Richard Gadd: Breaking Gadd @ The Counting House
Picking up from the most disturbing chapter of Richard Gadd’s life, Breaking Gadd (completely unrelated to Breaking Bad) is another disturbing docu-comedy hour deconstructing his mental breakdown, in an hour that will have you questioning your sanity and hot-footing it to your happy place. This latest offering arrives a year of the cult success of Cheese and Crack Whores, extending his gritty meditation on rotten luck, wonky morals and personal depravity.
The show begins with Gadd performing a weird bedding cabaret, exalting the pseudo-political leanings of his overbearing sponsor. What at first seems absurdist to the point of suspending disbelief, it’s an important thread that underpins the entirety of the premise. As the hour weaves on he performs a sort of breakdown burlesque, peeling off physical layers as he delves further into his own psyche. With a gaggle of props, questionable cohorts and Gadd’s signature disturbing monologues, it strays as far beyond the boundaries of traditional comedy as it does good taste.

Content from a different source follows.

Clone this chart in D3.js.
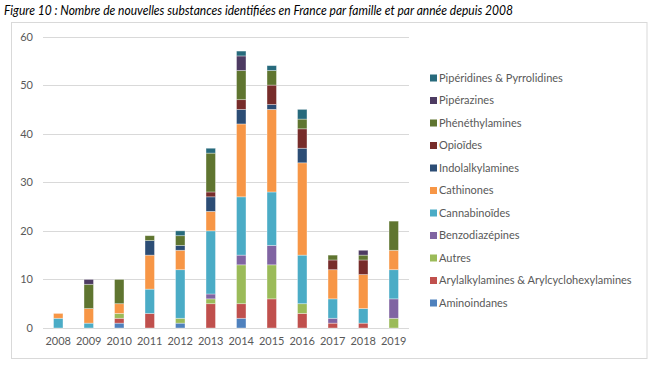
<!DOCTYPE html>
<html>
<head>
<meta charset="utf-8">
<script src="https://cdn.jsdelivr.net/npm/d3@7"></script>
<style>
  body { margin: 0; background: #fff; }
  svg { font-family: Lato, "Open Sans", sans-serif; }
</style>
</head>
<body>
<script>
// years on the x axis
const years = ["2008", "2009", "2010", "2011", "2012", "2013", "2014", "2015", "2016", "2017", "2018", "2019"];

// families, bottom of the stack first
const families = [
    "Aminoindanes",
    "Arylalkylamines & Arylcyclohexylamines",
    "Autres",
    "Benzodiazépines",
    "Cannabinoïdes",
    "Cathinones",
    "Indolalkylamines",
    "Opioïdes",
    "Phénéthylamines",
    "Pipérazines",
    "Pipéridines & Pyrrolidines"
];

// counts per year, one array per family
const aminoindanes    = [0, 0, 1, 0, 1, 0, 2, 0, 0, 0, 0, 0];
const arylalkylamines = [0, 0, 1, 3, 0, 5, 3, 6, 3, 1, 1, 0];
const autres          = [0, 0, 1, 0, 1, 1, 8, 7, 2, 0, 0, 2];
const benzodiazepines = [0, 0, 0, 0, 0, 1, 2, 4, 0, 1, 0, 4];
const cannabinoides   = [2, 1, 0, 5, 10, 13, 12, 11, 10, 4, 3, 6];
const cathinones      = [1, 3, 2, 7, 4, 4, 15, 17, 19, 6, 7, 4];
const indolalkylamines = [0, 0, 0, 3, 1, 3, 3, 1, 3, 0, 0, 0];
const opioides        = [0, 0, 0, 0, 0, 1, 2, 4, 4, 2, 3, 0];
const phenethylamines = [0, 5, 5, 1, 2, 8, 6, 3, 2, 1, 1, 6];
const piperazines     = [0, 1, 0, 0, 0, 0, 3, 0, 0, 0, 1, 0];
const piperidines     = [0, 0, 0, 0, 1, 1, 1, 1, 2, 0, 0, 0];

const yTicks = [0, 10, 20, 30, 40, 50, 60];

const seriesValues = [aminoindanes, arylalkylamines, autres, benzodiazepines, cannabinoides,
    cathinones, indolalkylamines, opioides, phenethylamines, piperazines, piperidines];

const colors = ["#4F81BD", "#C0504D", "#9BBB59", "#8064A2", "#4BACC6",
    "#F79646", "#2C4D75", "#772C2A", "#5F7530", "#4D3B62", "#276A7C"];

// build rows for d3.stack
const table = years.map((y, i) => {
    const row = { year: y };
    families.forEach((f, k) => { row[f] = seriesValues[k][i]; });
    return row;
});

const W = 655, H = 372;
const plot = { left: 43, right: 409, top: 36.5, bottom: 328 };

const svg = d3.select("body").append("svg")
    .attr("width", W)
    .attr("height", H);

// title
svg.append("text")
    .attr("x", 4)
    .attr("y", 15)
    .attr("font-size", 13)
    .attr("font-style", "italic")
    .attr("fill", "#000")
    .attr("textLength", 509)
    .attr("lengthAdjust", "spacingAndGlyphs")
    .text("Figure 10 : Nombre de nouvelles substances identifiées en France par famille et par année depuis 2008");

// chart frame
svg.append("rect")
    .attr("x", 11.5)
    .attr("y", 22.5)
    .attr("width", 635.5)
    .attr("height", 336)
    .attr("fill", "#fff")
    .attr("stroke", "#d9d9d9");

const x = d3.scaleBand()
    .domain(years)
    .range([plot.left, plot.right])
    .paddingInner(0.69)
    .paddingOuter(0.345);

const y = d3.scaleLinear()
    .domain([0, 60])
    .range([plot.bottom, plot.top]);

// gridlines
svg.append("g")
    .selectAll("line")
    .data(yTicks)
    .join("line")
    .attr("x1", plot.left)
    .attr("x2", plot.right)
    .attr("y1", d => Math.round(y(d)) + 0.5)
    .attr("y2", d => Math.round(y(d)) + 0.5)
    .attr("stroke", "#d9d9d9")
    .attr("stroke-width", 1);

// y axis labels
const yAxis = svg.append("g")
    .attr("transform", "translate(" + plot.left + ",0)")
    .call(d3.axisLeft(y).tickValues(yTicks).tickSize(0).tickPadding(10));
yAxis.select(".domain").remove();
yAxis.selectAll("text")
    .attr("font-family", "Lato, sans-serif")
    .attr("font-size", 11)
    .attr("fill", "#595959");

// x axis labels
const xAxis = svg.append("g")
    .attr("transform", "translate(0," + plot.bottom + ")")
    .call(d3.axisBottom(x).tickSize(0).tickPadding(9));
xAxis.select(".domain").remove();
xAxis.selectAll("text")
    .attr("font-family", "Lato, sans-serif")
    .attr("font-size", 11)
    .attr("fill", "#595959");

// stacked bars
const stacked = d3.stack().keys(families)(table);

svg.append("g")
    .selectAll("g")
    .data(stacked)
    .join("g")
    .attr("fill", (d, i) => colors[i])
    .selectAll("rect")
    .data(d => d.filter(p => p[1] > p[0]))
    .join("rect")
    .attr("x", d => x(d.data.year))
    .attr("width", x.bandwidth())
    .attr("y", d => y(d[1]))
    .attr("height", d => y(d[0]) - y(d[1]))
    .attr("stroke", "#fff")
    .attr("stroke-opacity", 0.45)
    .attr("stroke-width", 0.75);

// legend, top entry is the last family
const legendItems = families.map((f, i) => ({ name: f, color: colors[i] })).reverse();

const legend = svg.append("g")
    .selectAll("g")
    .data(legendItems)
    .join("g")
    .attr("transform", (d, i) => "translate(430," + (78 + i * 22.5) + ")");

legend.append("rect")
    .attr("x", 0)
    .attr("y", -3.5)
    .attr("width", 7)
    .attr("height", 7)
    .attr("fill", d => d.color);

legend.append("text")
    .attr("x", 9)
    .attr("y", 0)
    .attr("dy", "0.35em")
    .attr("font-size", 11)
    .attr("fill", "#595959")
    .text(d => d.name);
</script>
</body>
</html>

Once again the hour capitalises on fictional Gadd’s woeful and equally repellent attempts at wooing the opposite sex, whilst being the mostly unwilling recipient of opportunistic advances from others. It’s dark, raw viewing that has a small faction of the audience visibly on edge, but the unapologetically close-to-the-bone humour is a winner with most. Laughter is yanked from the crowd through shock rather than traditional setup; it’s frequent, loud and audibly tinged with disbelief. At times the narrative is so labyrinthian, it can be a little hard to follow, leaving the showgoers playing catch up, but in a show that feeds on mass disorientation, it’s easily forgiven.
You’ll be hard-pushed to find anything else as gleefully sick on the Fringe. It’s comic inventiveness at its rawest and finest, and far braver than the offerings of most young comedians. This is only going to cement Gadd’s reputation as the king of indie anti-humour.